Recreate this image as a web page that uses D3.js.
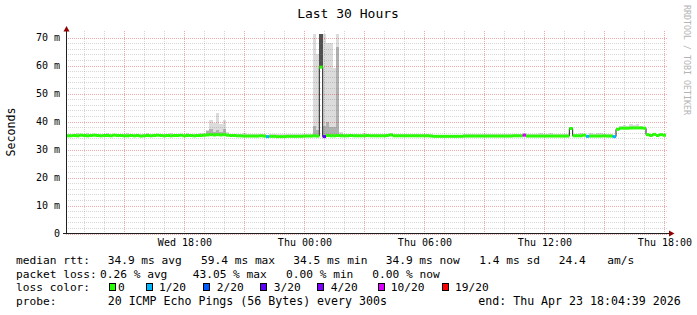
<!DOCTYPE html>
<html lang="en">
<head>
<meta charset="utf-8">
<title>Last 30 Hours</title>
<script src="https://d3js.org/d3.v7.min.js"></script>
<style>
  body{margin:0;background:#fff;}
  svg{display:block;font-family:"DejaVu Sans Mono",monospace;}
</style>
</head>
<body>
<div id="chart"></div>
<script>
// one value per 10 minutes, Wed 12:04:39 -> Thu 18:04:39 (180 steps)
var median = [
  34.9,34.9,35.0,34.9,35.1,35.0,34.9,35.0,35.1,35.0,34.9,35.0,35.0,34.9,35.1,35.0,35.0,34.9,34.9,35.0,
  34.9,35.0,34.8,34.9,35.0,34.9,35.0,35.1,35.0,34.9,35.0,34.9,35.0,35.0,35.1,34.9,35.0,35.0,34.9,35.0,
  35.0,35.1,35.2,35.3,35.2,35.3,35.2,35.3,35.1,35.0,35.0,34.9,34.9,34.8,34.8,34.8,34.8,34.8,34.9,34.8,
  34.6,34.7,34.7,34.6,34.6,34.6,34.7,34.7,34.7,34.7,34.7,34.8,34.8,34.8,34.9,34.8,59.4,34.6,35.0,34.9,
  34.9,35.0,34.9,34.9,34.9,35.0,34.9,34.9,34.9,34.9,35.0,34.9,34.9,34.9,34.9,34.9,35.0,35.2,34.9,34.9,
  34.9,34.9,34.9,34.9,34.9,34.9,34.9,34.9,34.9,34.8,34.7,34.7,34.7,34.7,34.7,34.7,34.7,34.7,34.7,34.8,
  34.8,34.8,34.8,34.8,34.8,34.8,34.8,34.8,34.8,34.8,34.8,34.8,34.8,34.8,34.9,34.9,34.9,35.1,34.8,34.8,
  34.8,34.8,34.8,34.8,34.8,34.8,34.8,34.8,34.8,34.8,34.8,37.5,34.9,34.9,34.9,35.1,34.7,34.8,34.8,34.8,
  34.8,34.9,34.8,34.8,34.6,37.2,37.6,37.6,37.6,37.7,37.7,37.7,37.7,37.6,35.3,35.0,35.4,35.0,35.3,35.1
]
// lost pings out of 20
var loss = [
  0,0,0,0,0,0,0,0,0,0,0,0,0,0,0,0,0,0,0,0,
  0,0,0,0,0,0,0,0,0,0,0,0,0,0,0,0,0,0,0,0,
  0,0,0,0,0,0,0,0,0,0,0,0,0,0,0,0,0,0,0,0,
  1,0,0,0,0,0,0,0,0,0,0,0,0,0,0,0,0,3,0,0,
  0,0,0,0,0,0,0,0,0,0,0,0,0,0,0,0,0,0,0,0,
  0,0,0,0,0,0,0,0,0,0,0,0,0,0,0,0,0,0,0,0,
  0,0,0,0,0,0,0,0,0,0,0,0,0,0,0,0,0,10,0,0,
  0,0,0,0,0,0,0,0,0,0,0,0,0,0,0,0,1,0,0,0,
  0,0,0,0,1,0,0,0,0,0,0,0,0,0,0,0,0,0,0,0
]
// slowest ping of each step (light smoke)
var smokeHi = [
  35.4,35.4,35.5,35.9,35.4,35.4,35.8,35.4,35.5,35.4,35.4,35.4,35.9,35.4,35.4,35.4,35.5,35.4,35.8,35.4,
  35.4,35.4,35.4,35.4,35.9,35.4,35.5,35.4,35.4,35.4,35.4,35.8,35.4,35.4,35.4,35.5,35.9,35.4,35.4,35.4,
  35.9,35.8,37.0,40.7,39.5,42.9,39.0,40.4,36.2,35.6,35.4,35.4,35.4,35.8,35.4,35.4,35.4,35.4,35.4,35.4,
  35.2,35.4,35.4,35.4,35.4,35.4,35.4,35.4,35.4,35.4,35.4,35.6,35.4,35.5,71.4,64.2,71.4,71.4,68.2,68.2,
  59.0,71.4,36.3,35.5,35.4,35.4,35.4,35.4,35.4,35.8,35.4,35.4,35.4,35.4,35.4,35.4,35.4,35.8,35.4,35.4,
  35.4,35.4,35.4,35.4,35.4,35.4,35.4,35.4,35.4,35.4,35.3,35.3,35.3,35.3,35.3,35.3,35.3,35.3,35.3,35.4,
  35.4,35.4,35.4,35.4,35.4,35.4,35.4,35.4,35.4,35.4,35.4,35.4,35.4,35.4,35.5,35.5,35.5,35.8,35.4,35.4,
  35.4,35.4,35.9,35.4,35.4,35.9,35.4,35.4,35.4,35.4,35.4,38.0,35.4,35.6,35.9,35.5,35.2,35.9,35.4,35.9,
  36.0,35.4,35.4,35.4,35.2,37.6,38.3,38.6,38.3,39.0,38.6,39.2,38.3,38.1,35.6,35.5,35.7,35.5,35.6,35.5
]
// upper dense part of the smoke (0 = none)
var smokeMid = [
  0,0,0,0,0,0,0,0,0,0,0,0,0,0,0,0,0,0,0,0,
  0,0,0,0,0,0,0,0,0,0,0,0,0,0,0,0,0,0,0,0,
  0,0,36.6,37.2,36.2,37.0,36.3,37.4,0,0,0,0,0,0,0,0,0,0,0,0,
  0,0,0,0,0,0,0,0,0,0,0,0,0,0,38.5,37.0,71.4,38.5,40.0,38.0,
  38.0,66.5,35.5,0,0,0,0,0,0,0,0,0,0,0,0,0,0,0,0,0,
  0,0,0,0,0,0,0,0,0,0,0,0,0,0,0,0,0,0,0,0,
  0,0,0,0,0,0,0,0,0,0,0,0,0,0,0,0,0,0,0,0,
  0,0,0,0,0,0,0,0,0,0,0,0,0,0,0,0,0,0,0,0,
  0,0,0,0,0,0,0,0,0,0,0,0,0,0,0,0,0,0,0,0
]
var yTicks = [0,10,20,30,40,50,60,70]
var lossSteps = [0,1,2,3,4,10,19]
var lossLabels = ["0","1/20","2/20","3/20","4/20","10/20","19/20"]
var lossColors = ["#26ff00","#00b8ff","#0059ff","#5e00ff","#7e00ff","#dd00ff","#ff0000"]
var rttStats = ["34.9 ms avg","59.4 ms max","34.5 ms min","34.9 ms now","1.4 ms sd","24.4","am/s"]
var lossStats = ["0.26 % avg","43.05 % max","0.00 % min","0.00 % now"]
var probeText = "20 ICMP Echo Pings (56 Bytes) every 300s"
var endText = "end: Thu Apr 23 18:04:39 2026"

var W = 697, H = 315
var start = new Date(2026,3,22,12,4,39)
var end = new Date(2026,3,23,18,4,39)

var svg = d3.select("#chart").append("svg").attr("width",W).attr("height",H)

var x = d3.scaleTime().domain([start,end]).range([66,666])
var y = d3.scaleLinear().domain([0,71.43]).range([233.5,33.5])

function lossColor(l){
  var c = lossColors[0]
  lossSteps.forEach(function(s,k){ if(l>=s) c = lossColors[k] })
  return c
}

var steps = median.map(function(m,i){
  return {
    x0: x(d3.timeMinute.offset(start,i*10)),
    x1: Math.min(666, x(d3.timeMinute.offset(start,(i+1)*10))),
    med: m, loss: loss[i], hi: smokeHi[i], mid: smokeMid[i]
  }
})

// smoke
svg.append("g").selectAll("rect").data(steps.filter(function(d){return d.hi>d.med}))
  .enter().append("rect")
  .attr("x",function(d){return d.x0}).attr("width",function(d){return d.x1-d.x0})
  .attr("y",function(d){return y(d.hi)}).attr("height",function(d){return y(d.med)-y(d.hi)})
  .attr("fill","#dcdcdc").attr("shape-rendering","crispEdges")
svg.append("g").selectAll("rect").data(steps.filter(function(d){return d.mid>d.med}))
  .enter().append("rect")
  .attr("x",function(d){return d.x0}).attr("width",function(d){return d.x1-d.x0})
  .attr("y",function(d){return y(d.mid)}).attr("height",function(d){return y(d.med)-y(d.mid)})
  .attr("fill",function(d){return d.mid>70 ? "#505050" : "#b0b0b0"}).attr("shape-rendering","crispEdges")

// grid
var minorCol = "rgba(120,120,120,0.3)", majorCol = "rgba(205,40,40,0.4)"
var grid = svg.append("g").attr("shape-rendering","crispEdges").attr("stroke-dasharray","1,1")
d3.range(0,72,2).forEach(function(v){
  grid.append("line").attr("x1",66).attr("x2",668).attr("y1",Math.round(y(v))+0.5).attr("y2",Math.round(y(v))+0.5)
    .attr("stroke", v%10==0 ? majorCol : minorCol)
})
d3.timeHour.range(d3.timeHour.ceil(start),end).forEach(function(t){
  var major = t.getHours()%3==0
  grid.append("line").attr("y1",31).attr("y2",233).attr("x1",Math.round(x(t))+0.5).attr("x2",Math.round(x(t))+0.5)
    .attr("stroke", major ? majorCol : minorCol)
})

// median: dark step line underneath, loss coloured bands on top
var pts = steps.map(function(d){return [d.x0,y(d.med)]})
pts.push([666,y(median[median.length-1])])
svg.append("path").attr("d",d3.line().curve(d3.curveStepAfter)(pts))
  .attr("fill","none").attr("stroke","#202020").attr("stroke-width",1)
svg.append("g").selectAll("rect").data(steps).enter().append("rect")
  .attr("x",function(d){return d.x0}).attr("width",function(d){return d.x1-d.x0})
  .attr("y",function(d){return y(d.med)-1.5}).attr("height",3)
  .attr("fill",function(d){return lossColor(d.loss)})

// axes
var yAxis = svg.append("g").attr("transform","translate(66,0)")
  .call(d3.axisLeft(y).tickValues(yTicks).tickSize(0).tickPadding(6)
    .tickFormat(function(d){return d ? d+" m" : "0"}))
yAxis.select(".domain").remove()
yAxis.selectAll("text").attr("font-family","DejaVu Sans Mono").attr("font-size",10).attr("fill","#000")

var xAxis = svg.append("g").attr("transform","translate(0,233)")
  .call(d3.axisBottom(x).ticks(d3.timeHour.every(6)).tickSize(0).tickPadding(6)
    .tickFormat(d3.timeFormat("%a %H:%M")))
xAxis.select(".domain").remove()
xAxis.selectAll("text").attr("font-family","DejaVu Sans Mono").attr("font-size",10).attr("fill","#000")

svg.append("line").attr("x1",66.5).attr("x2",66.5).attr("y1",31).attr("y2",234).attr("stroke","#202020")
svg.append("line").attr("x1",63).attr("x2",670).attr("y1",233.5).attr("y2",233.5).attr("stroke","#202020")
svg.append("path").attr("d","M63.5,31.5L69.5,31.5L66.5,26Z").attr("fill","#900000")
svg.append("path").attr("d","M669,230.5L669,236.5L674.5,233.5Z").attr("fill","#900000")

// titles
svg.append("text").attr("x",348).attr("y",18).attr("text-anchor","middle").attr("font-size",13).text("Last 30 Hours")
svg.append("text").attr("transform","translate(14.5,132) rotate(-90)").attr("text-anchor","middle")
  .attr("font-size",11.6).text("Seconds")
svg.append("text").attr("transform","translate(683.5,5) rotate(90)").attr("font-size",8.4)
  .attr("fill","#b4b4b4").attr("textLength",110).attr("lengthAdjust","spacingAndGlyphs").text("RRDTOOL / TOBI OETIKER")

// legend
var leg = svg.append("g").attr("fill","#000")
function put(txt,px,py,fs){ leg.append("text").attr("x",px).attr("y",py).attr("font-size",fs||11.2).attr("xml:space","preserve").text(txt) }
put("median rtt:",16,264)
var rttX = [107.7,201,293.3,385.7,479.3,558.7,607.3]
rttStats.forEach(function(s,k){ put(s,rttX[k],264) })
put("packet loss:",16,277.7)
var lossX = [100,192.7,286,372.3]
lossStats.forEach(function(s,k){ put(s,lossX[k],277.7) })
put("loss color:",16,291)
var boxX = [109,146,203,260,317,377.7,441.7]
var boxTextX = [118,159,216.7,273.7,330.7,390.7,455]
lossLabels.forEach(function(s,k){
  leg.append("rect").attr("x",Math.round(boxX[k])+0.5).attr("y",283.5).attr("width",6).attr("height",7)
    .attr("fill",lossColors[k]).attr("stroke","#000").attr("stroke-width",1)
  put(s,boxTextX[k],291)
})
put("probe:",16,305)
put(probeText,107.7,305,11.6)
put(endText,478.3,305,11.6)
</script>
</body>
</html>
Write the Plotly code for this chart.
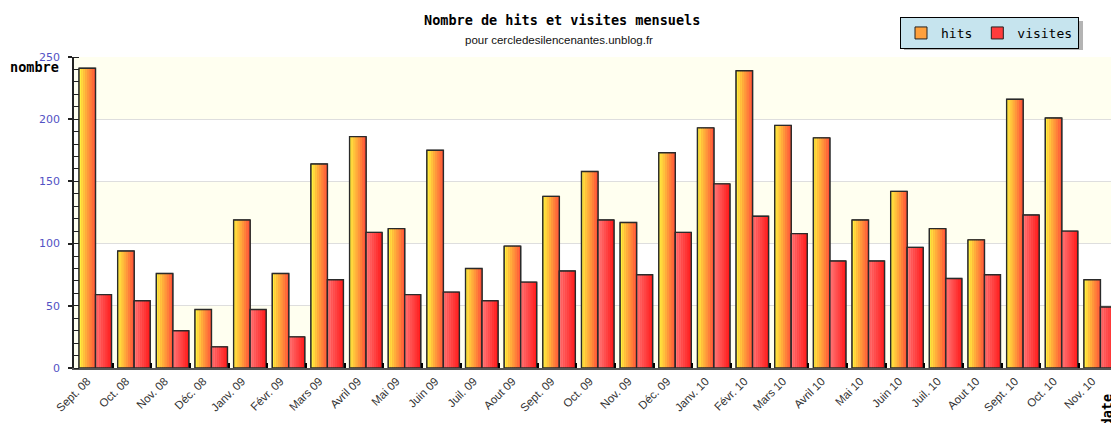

- [AIM OF THE EXERCISE]:
Locate and copy each line in the data above that includes the word "this".

- [RESULT]:
Recreate this image as a web page that uses D3.js.
Write the Plotly code for this chart.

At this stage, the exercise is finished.